Rodney Atkins gets cheesy; Mindy McCready gets saucy

As you can imagine, country blogs around America are every day updated with hot, enticing information about country artists. But saying so makes me a liar, for this is a false assertion. Here are a few shocking headlines of late. From Country Music Television's blog: Martina McBride's Tears Are Contagious. From Country Music News Blog: Wynonna Judd Salutes Wounded Soldiers. From The Boot: Darius Rucker Has 'Idol' Ambitions? And from Country Weekly: Luke Bryan Talks Trout Fishing. But today, there are two superhot items buzzing about the country world: a little sex, a little cheese and macaroni.

In just a few short weeks, you can pay to see Mindy McCready naked and talking about Roger Clemens' penis!

Have you heard of Mindy McCready? (Cue tumbleweed.) Mindy McCready, who had a hit years back with "Guys Do It All the Time" (and I guess she'd know), has long been one of nu-country's baddest bad girls. And not in that publicist-friendly, tattooed, wearin' short skirts and singin' about whiskey and guns sort of way -- Miranda Lambert has the corner on that.
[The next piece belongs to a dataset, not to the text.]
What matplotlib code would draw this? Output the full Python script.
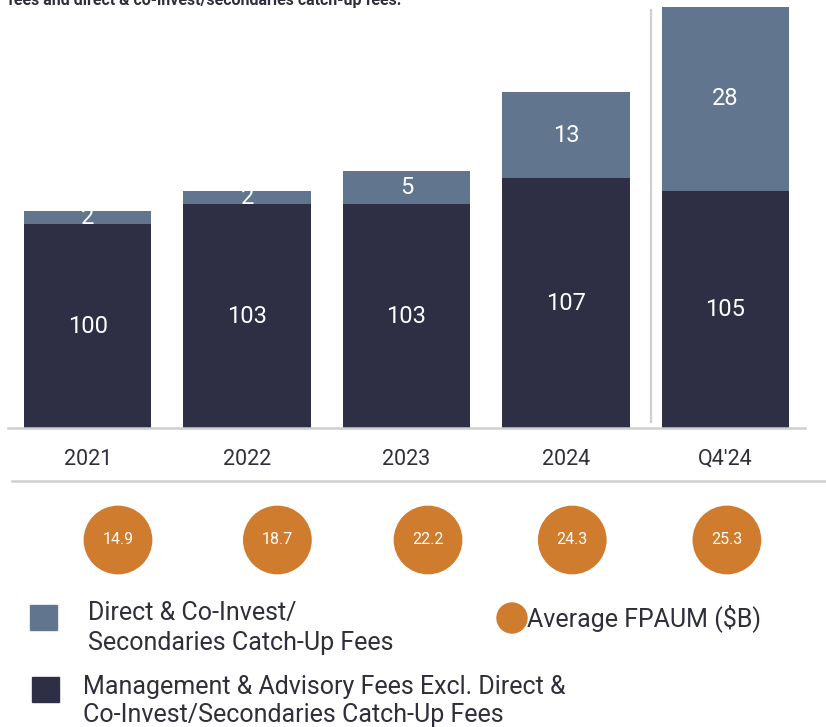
import matplotlib
matplotlib.use("Agg")
import matplotlib.pyplot as plt
from matplotlib.lines import Line2D
from matplotlib.patches import Rectangle, Ellipse

plt.rcParams['font.family'] = ['Roboto', 'DejaVu Sans']

periods = ["2021", "2022", "2023", "2024", "Q4'24"]
mgmt_fees = [100, 103, 103, 107, 105]
catchup_fees = [2, 2, 5, 13, 28]
avg_fpaum = [14.9, 18.7, 22.2, 24.3, 25.3]

navy = '#2e2f45'
slate = '#61758f'
orange = '#d07c2e'
grid_gray = '#cfcfcf'
text_col = '#2e2f3a'

W, H = 826, 727
fig = plt.figure(figsize=(W / 100, H / 100), dpi=100)

def fx(px):
    return px / W

def fy(py):
    return 1 - py / H

# main bar axes (y axis is truncated, like the source slide)
ax = fig.add_axes([fx(8), fy(428), fx(797), 428 / H])
x = list(range(len(periods)))
ax.bar(x, mgmt_fees, width=0.8, color=navy)
ax.bar(x, catchup_fees, width=0.8, bottom=mgmt_fees, color=slate)
ax.set_xlim(-0.5, 4.5)
ax.set_ylim(69.1, 134)

lo = ax.get_ylim()[0]
for i in x:
    ax.text(i, (lo + mgmt_fees[i]) / 2, str(mgmt_fees[i]), ha='center', va='center',
            color='white', fontsize=17)
    ax.text(i, mgmt_fees[i] + catchup_fees[i] / 2, str(catchup_fees[i]), ha='center',
            va='center', color='white', fontsize=17)

ax.axvline(3.533, ymin=0.014, ymax=0.977, color=grid_gray, lw=1.5)

for s in ['top', 'right', 'left']:
    ax.spines[s].set_visible(False)
ax.spines['bottom'].set_color(grid_gray)
ax.spines['bottom'].set_linewidth(1.8)
ax.set_yticks([])
ax.set_xticks(x)
ax.set_xticklabels(periods, fontsize=15.5, color=text_col)
ax.tick_params(axis='x', length=0, pad=15)

# separator under the period labels
fig.add_artist(Line2D([fx(12), 1], [fy(481), fy(481)], color=grid_gray, lw=1.8))

# average FPAUM bubbles
ax2 = fig.add_axes([fx(8), fy(580), fx(797), 80 / H])
ax2.set_xlim(-0.5, 4.5)
ax2.set_ylim(0, 1)
ax2.axis('off')
bubble_x = [0.19, 1.19, 2.135, 3.04, 4.01]
ax2.scatter(bubble_x, [0.5] * len(bubble_x), s=2450, color=orange, edgecolors='none')
for bx, v in zip(bubble_x, avg_fpaum):
    ax2.text(bx, 0.5, f"{v:.1f}", ha='center', va='center', color='white', fontsize=11.5)

# legend drawn by hand
leg_fs = 18
fig.add_artist(Rectangle((fx(30), fy(630)), fx(27), 25 / H, color=slate))
fig.text(fx(88), fy(613), "Direct & Co-Invest/", fontsize=leg_fs, color=text_col, va='center')
fig.text(fx(88), fy(643), "Secondaries Catch-Up Fees", fontsize=leg_fs, color=text_col, va='center')
fig.add_artist(Ellipse((fx(512), fy(618)), fx(30), 30 / H, color=orange))
fig.text(fx(527), fy(618), "Average FPAUM ($B)", fontsize=leg_fs, color=text_col, va='center')
fig.add_artist(Rectangle((fx(32), fy(702)), fx(27), 25 / H, color=navy))
fig.text(fx(83), fy(687), "Management & Advisory Fees Excl. Direct &", fontsize=leg_fs,
         color=text_col, va='center')
fig.text(fx(83), fy(715), "Co-Invest/Secondaries Catch-Up Fees", fontsize=leg_fs,
         color=text_col, va='center')

# clipped heading from the slide above
fig.text(fx(8), fy(1), "fees and direct & co-invest/secondaries catch-up fees.",
         fontsize=11.5, fontweight='bold', color=text_col, va='center')

fig.savefig('out.png', dpi=100)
I'm talkin' allegedly having an affair with Roger Clemens when he was married and she was 15 (she later stated they actually met when she was 16 and didn't begin knockin' boots til a couple years later). I'm talkin' numerous arrests for trying to procure OxyContin, driving drunk, beating up her mom, resisting arrest and not checking in with her probation officer. I'm talkin' a stint on Celebrity Rehab with Dr. Drew.

Well just when it seemed like Dr. Drew had helped Mindy get her shit together and on the heels of a nation-wide publicity tour to promote her new album, Vivid Entertainment has announced they plan to release Mindy McCready: Baseball Mistress. Saucy stuff! The hour-long tape, which includes not only a little footage of her knockin' boots with her ex-boyfriend "Peter" but also dish about her relationships with Clemens, ex-fiance Dean Cain, and others, will be out on April 19, 2010. As early rumor has it, McCready shares on tape either pre- or post-coitus that Clemens was great in bed in spite of his erectile issues. Now that's some hot pillow talk!

And Rodney Atkins makes me crave processed cheese

Have you heard of Rodney Atkins? (May I cue another tumbleweed?) I saw him at the Brown County Fair last summer -- and he was pretty damned good I'll add -- so if drunk Nikki bent your ear in a bar anytime between August and November 2009, you probably know more than you need to about Rodney Atkins. Otherwise, I doubt regular readers of Gimme Noise know a damned thing about the dude. Brief tutorial: he has a lovely voice, was an orphan adopted at a young age by a very lovely family, and now writes powerfully inspirational tunes about family and perseverance. I've waxed about him in my list of Top Ten Most Ridiculous Country Songs of '09, including in this list his song "Watching You." This song has a lovely vignette in which he tells his son he can't have his toy until his Nuggets are gone, then describes the regret he feels over uttering a cuss word in his son's presence after slamming the brakes at a red light and causing his son's orange drink to fly all over the car. Later, they pray together. The buzzword of the day: cheesy.

Oh, not because Rodney's lyrics are cheesy. Not at all!

Rodney Atkins is the new spokesperson for Velveeta Shells and Cheese. And has written a song about family togetherness for use in their commercials. I guess if you're a member of his fan club you can, on May 15, enter for a chance to have him come perform that song for you over a hot bowl of macaroni and cheese. Excuse me, shells and cheese. That's what them fancy rich families eat - creamy not powdered processed cheese.

And that's all the news that's fit to print out of Nashville today, my friends.